In light of a new bike trail on the West Side, do cyclists in low-income areas have the same opportunities as bike commuters in wealthier neighborhoods?


By Kitty McConnell
Columbus Alive

In Franklin County, one in two whites and seven in 10 Asians live in areas rated as having a “high opportunity index.” Comparatively, only three in 10 Hispanics or Latinos, and less than one in five African-Americans live in Columbus’ areas of “high” opportunity, as measured by the Kirwan Institute for the Study of Race and Ethnicity and the Moritz College of Law at the Ohio State University. (Their joint research was published in the 2012 Neighborhoods & Community Development in Franklin County report, commissioned by the Community Development Collaborative of Greater Columbus.)

Franklin County’s opportunity index mapping was based on data compiled using key socio-economic indicators including: housing, home ownership and neighborhood factors; transit, mean commute time, unemployment rates and job access; incarceration rates and access to healthcare, and school performance, student poverty and educational attainment levels.

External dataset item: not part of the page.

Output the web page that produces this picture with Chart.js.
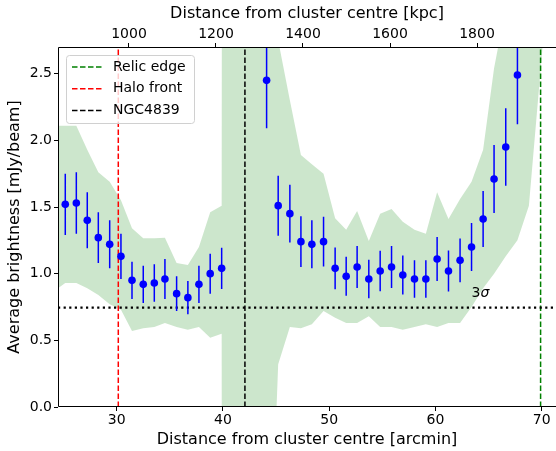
<!DOCTYPE html>
<html lang="en">
<head>
<meta charset="UTF-8">
<title>Average brightness profile</title>
<script src="https://cdn.jsdelivr.net/npm/chart.js"></script>
<style>
  html, body { margin: 0; padding: 0; background: #fff; }
  #wrap { width: 556px; height: 451px; }
</style>
</head>
<body>
<div id="wrap"><canvas id="profile" width="556" height="451"></canvas></div>
<script>
// measured profile
const distArcmin = [25.16, 26.20, 27.23, 28.27, 29.34, 30.40, 31.44, 32.50, 33.54, 34.54, 35.64, 36.70, 37.74, 38.80, 39.88,
                    44.11, 45.20, 46.30, 47.34, 48.37, 49.47, 50.56, 51.60, 52.63, 53.73, 54.80, 55.87, 56.93, 58.03, 59.10,
                    60.16, 61.23, 62.32, 63.40, 64.49, 65.52, 66.62, 67.72];
const brightness = [1.52, 1.53, 1.40, 1.27, 1.22, 1.13, 0.95, 0.92, 0.93, 0.96, 0.85, 0.82, 0.92, 1.00, 1.04,
                    2.45, 1.51, 1.45, 1.24, 1.22, 1.24, 1.04, 0.98, 1.05, 0.96, 1.02, 1.05, 0.99, 0.96, 0.96,
                    1.11, 1.02, 1.10, 1.20, 1.41, 1.71, 1.95, 2.49];
const brightErr = [0.23, 0.23, 0.21, 0.19, 0.18, 0.17, 0.14, 0.14, 0.14, 0.15, 0.13, 0.125, 0.14, 0.15, 0.155,
                   0.36, 0.225, 0.216, 0.19, 0.18, 0.186, 0.156, 0.146, 0.158, 0.144, 0.152, 0.157, 0.147, 0.14, 0.14,
                   0.165, 0.153, 0.164, 0.18, 0.21, 0.255, 0.29, 0.37];

// shaded band (green)
const bandArcmin = [24.10, 25.16, 26.20, 27.23, 28.27, 29.34, 30.40, 31.44, 32.50, 33.54, 34.54, 35.64, 36.70, 37.74, 38.80,
                    39.88, 40.94, 42.00, 43.05, 44.11, 45.20, 46.30, 47.34, 48.37, 49.47, 50.56, 51.60, 52.63, 53.73,
                    54.80, 55.87, 56.93, 58.03, 59.10, 60.16, 61.23, 62.32, 63.40, 64.49, 65.52, 66.62, 67.72, 68.80,
                    69.87, 70.93, 72.00];
const bandHigh = [2.11, 2.11, 2.11, 1.93, 1.76, 1.69, 1.55, 1.34, 1.265, 1.265, 1.27, 1.08, 1.065, 1.20, 1.46,
                  1.51, 99, 99, 99, 99, 2.75, 2.30, 1.89, 1.82, 1.75, 1.415, 1.33, 1.47, 1.245,
                  1.45, 1.485, 1.39, 1.33, 1.30, 1.61, 1.41, 1.56, 1.69, 1.93, 2.54, 3.0, 3.5, 4.0,
                  4.5, 5.0, 5.5];
const bandLow = [0.87, 0.93, 0.93, 0.89, 0.84, 0.77, 0.73, 0.57, 0.59, 0.60, 0.63, 0.60, 0.58, 0.60, 0.52,
                 0.55, -99, -99, -99, -2.0, 0.32, 0.60, 0.59, 0.62, 0.72, 0.67, 0.63, 0.63, 0.68,
                 0.60, 0.60, 0.58, 0.60, 0.62, 0.60, 0.63, 0.63, 0.75, 0.89, 1.00, 1.13, 1.25, 1.51,
                 2.50, 3.5, 4.5];

const relicEdge = 69.9;
const haloFront = 30.15;
const ngc4839 = 42.07;
const sigma3 = 0.745;

const xRange = [24.475, 71.35];
const kpcRange = [836.8, 1981.6];
const yRange = [0, 2.7];
const xTicks = [30, 40, 50, 60, 70];
const kpcTicks = [1000, 1200, 1400, 1600, 1800];
const yTicks = [0, 0.5, 1.0, 1.5, 2.0, 2.5];

const FONT = "'DejaVu Sans', sans-serif";

const points = distArcmin.map((x, i) => ({x, y: brightness[i]}));
const errSegs = [];
distArcmin.forEach((x, i) => {
    errSegs.push({x, y: brightness[i] - brightErr[i]});
    errSegs.push({x, y: brightness[i] + brightErr[i]});
    errSegs.push({x, y: null});
});
const vline = x => [{x, y: yRange[0]}, {x, y: yRange[1]}];

const datasets = [
    {data: points, showLine: false, pointRadius: 3.8, pointBackgroundColor: 'blue', pointBorderWidth: 0, order: 0},
    {data: errSegs, borderColor: 'blue', borderWidth: 1.5, pointRadius: 0, spanGaps: false, order: 1},
    {data: [{x: xRange[0], y: sigma3}, {x: xRange[1], y: sigma3}], borderColor: '#000', borderWidth: 2.2,
     borderDash: [2.2, 3.4], pointRadius: 0, order: 2},
    {label: 'Relic edge', legend: true, data: vline(relicEdge), borderColor: 'green', borderWidth: 1.5,
     borderDash: [5.5, 2.5], pointRadius: 0, order: 3},
    {label: 'Halo front', legend: true, data: vline(haloFront), borderColor: 'red', borderWidth: 1.5,
     borderDash: [5.5, 2.5], pointRadius: 0, order: 3},
    {label: 'NGC4839', legend: true, data: vline(ngc4839), borderColor: 'black', borderWidth: 1.5,
     borderDash: [5.5, 2.5], pointRadius: 0, order: 3},
    {data: bandArcmin.map((x, i) => ({x, y: bandHigh[i]})), borderWidth: 0, pointRadius: 0, order: 9},
    {data: bandArcmin.map((x, i) => ({x, y: bandLow[i]})), borderWidth: 0, pointRadius: 0,
     fill: '-1', backgroundColor: 'rgba(0,128,0,0.2)', order: 9}
];

const extras = {
    id: 'extras',
    afterDraw(chart) {
        const {ctx, chartArea: a, scales} = chart;
        ctx.save();
        // spines: left, top, bottom (the right one falls outside the figure)
        ctx.strokeStyle = '#000';
        ctx.lineWidth = 1;
        ctx.beginPath();
        ctx.moveTo(a.right, a.top + 0.5);
        ctx.lineTo(a.left + 0.5, a.top + 0.5);
        ctx.lineTo(a.left + 0.5, a.bottom - 0.5);
        ctx.lineTo(a.right, a.bottom - 0.5);
        ctx.stroke();

        // 3 sigma label
        const tx = scales.x.getPixelForValue(63.4);
        const ty = scales.y.getPixelForValue(0.853);
        ctx.fillStyle = '#000';
        ctx.textBaseline = 'middle';
        ctx.textAlign = 'left';
        ctx.font = '14px ' + FONT;
        ctx.fillText('3', tx, ty);
        const w3 = ctx.measureText('3').width;
        ctx.font = 'italic 14px ' + FONT;
        ctx.fillText('σ', tx + w3, ty);

        // legend
        const items = chart.data.datasets.filter(d => d.legend);
        const bx = a.left + 8, by = a.top + 8, bw = 128, bh = 68;
        ctx.fillStyle = 'rgba(255,255,255,0.8)';
        ctx.strokeStyle = '#d0d0d0';
        ctx.lineWidth = 1;
        ctx.beginPath();
        ctx.roundRect(bx + 0.5, by + 0.5, bw, bh, 3);
        ctx.fill();
        ctx.stroke();
        ctx.font = '14px ' + FONT;
        items.forEach((d, i) => {
            const ly = by + 12 + i * 21.7;
            ctx.strokeStyle = d.borderColor;
            ctx.lineWidth = 1.5;
            ctx.setLineDash([5.5, 2.5]);
            ctx.beginPath();
            ctx.moveTo(bx + 6, ly);
            ctx.lineTo(bx + 36, ly);
            ctx.stroke();
            ctx.setLineDash([]);
            ctx.fillStyle = '#000';
            ctx.fillText(d.label, bx + 47, ly);
        });
        ctx.restore();
    }
};

const tickFont = {family: FONT, size: 14};
const titleFont = {family: FONT, size: 16};
const gridOpts = {drawOnChartArea: false, drawTicks: true, tickLength: 4, color: '#000', tickColor: '#000'};

// keep the plot area edge-to-edge like the original figure
const noSidePad = s => { s.paddingLeft = 0; s.paddingRight = 0; };

new Chart(document.getElementById('profile'), {
    type: 'line',
    data: {datasets},
    options: {
        responsive: false,
        animation: false,
        devicePixelRatio: 1,
        layout: {autoPadding: false, padding: 0},
        plugins: {legend: {display: false}, tooltip: {enabled: false}},
        elements: {line: {tension: 0}},
        scales: {
            x: {
                type: 'linear', position: 'bottom', min: xRange[0], max: xRange[1],
                afterBuildTicks: s => { s.ticks = xTicks.map(v => ({value: v})); },
                afterFit: s => { s.height = 44; noSidePad(s); },
                ticks: {font: tickFont, color: '#000', padding: 1, maxRotation: 0, callback: v => String(v)},
                grid: gridOpts, border: {display: false},
                title: {display: true, text: 'Distance from cluster centre [arcmin]', font: titleFont, color: '#000',
                        padding: {top: 0, bottom: 1.4}}
            },
            x2: {
                type: 'linear', position: 'top', min: kpcRange[0], max: kpcRange[1],
                afterBuildTicks: s => { s.ticks = kpcTicks.map(v => ({value: v})); },
                afterFit: s => { s.height = 47; noSidePad(s); },
                ticks: {font: tickFont, color: '#000', padding: 0, maxRotation: 0, callback: v => String(v)},
                grid: gridOpts, border: {display: false},
                title: {display: true, text: 'Distance from cluster centre [kpc]', font: titleFont, color: '#000',
                        padding: {top: 4.4, bottom: 0}}
            },
            y: {
                type: 'linear', position: 'left', min: yRange[0], max: yRange[1],
                afterBuildTicks: s => { s.ticks = yTicks.map(v => ({value: v})); },
                afterFit: s => { s.width = 58; },
                ticks: {font: tickFont, color: '#000', padding: 2, callback: v => v.toFixed(1)},
                grid: gridOpts, border: {display: false},
                title: {display: true, text: 'Average brightness [mJy/beam]', font: titleFont, color: '#000',
                        padding: {top: 5.5, bottom: 0}}
            }
        }
    },
    plugins: [extras]
});
</script>
</body>
</html>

“Transportation is always one of the key components of those maps and indexes. It’s a critical aspect of accessing opportunity,” said Matt Martin, senior researcher at the Kirwan Institute. “Columbus is a very car-centric city. People talk about, ‘You can get anywhere in Columbus in 20 minutes.’ Well, you can get anywhere in Columbus in 20 minutes by car, but it takes a lot longer to get around if you don’t have one.”